In January 1943, she hid twin sisters Marianne and Anneliese Bernstein in her apartment. The 17-year-olds had come to Berlin from Konigsberg in 1939, after their father’s suicide, to learn trades. Anneliese learned tailoring, and Marianne, who was blind, found work in Weidt’s brush factory. While hiding in Porschutz’s apartment, the Bernsteins endured relentless air raids, especially hazardous because taking refuge in shelters would have risked exposure. So they would remain in the apartment, an option because Hedwig herself was air raid coordinator for the building.
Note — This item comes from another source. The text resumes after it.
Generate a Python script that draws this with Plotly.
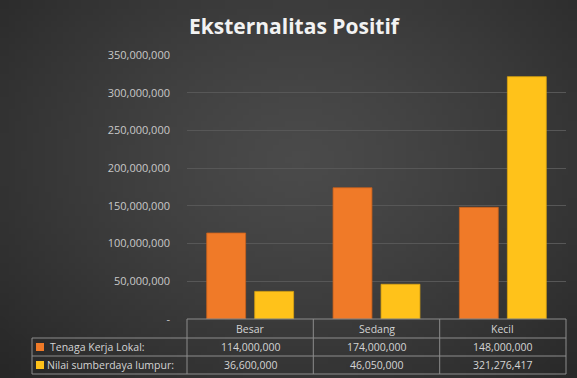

In March of that year, Hedwig also took in Grete Seelig and Lucie Ballhorn, with a single bed for the four women. Remaining hidden in such a small, frequently trafficked apartment required strict rules of behavior and great self-discipline. When Hedwig opened the apartment to other prostitutes, entertained her own customers or conducted black-market deals, the women would hide in the attic until all the transactions were concluded.
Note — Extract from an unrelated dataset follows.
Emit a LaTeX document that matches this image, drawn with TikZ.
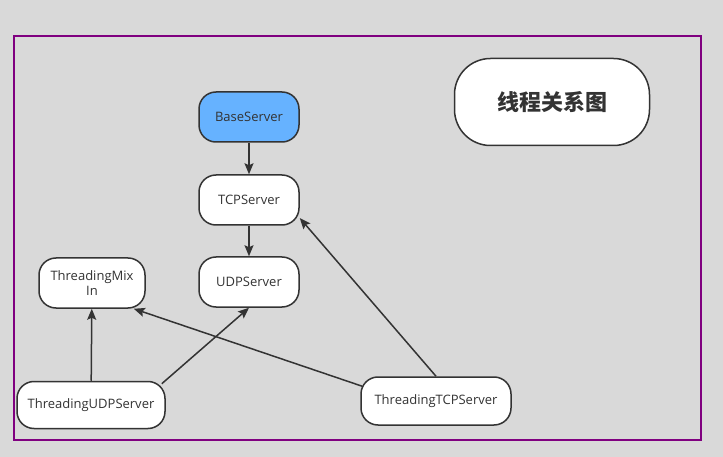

In the spring of 1943, outside events disrupted this tenuous arrangement: Fugitives hiding nearby were discovered and arrested, intensifying official scrutiny of the area. Porschütz found new refuges for all four, taking Seelig, Seelig’s brother Leo and Ballhorn to the apartment of her mother, Hedwig Volker. She ensconced the Bernstein twins in a new Berlin safe haven and continued to provide food obtained on the black market to them all.
The Bernstein sisters survived the war and immigrated to the United States in 1946, living out their lives there. Marianne died in 1987, and Anneliese lived into the 1990s. Seelig also survived, but Ballhorn was apprehended in 1943 and deported to Auschwitz, where she was killed.
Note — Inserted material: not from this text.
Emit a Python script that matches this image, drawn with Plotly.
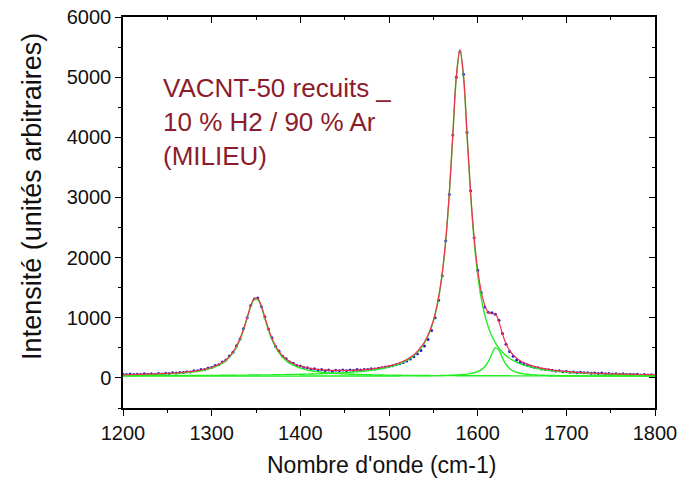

Hedwig also helped Otto Weidt organize an effort to provide groceries to Jews in Theresienstadt, operated for the last few years of the war as a ghetto-labor camp and transit station for Czech Jews being deported eastward to concentration camps. Despite Weidt’s and Porschütz’s efforts, few of those sent to this camp survived. Of the approximately 140,000 Jews transferred to Theresienstadt, nearly 90,000 were deported to the east and almost certain death, and roughly 33,000 died in Theresienstadt itself.
Porschütz’s black market trading was discovered in 1944, and she was arrested, tried and convicted of hoarding food. The charge of “commercial fornication,” or prostitution, was added to her offenses, and she was sentenced to 18 months. Released at war’s end in 1945, she found her apartment destroyed by Allied bombing. She applied to the Berlin Compensation Office on a claim of politically motivated state persecution, but her claim was denied. Her husband returned from military service, and they lived in poverty, alternating between low-wage jobs and unemployment. In 1959, as a final rebuke, she was denied “unsung hero” status based on her prostitution.
Hedwig Porschütz died in 1977 in a Berlin retirement home. The old village cemetery in Schöneberg where she was buried closed in 2000. There are no photographs of her.
Her story resurfaced in 2010, when Johannes Tuchel, head of the German Resistance Memorial Center, published a booklet about Porschütz. Almost 35 years after her death, on June 3, 2011, a Berlin public prosecutor overturned what he called the “shameful verdict” that had sent her to prison, and in 2012 Yad Vashem accepted her as one of the Righteous Among the Nations. Authorities subsequently mounted a plaque honoring her at her wartime address, Feurigstrasse 43, and named a street for her in Berlin Center. The ceremony was initiated and attended by Inge Deutschkron, a German-Israeli journalist who worked for Weidt during the war until she too had to go into hiding.
The names of other women involved in sex work who risked their lives to protect are scattered throughout the historical record, briefly and incompletely. The identities of most are lost to history.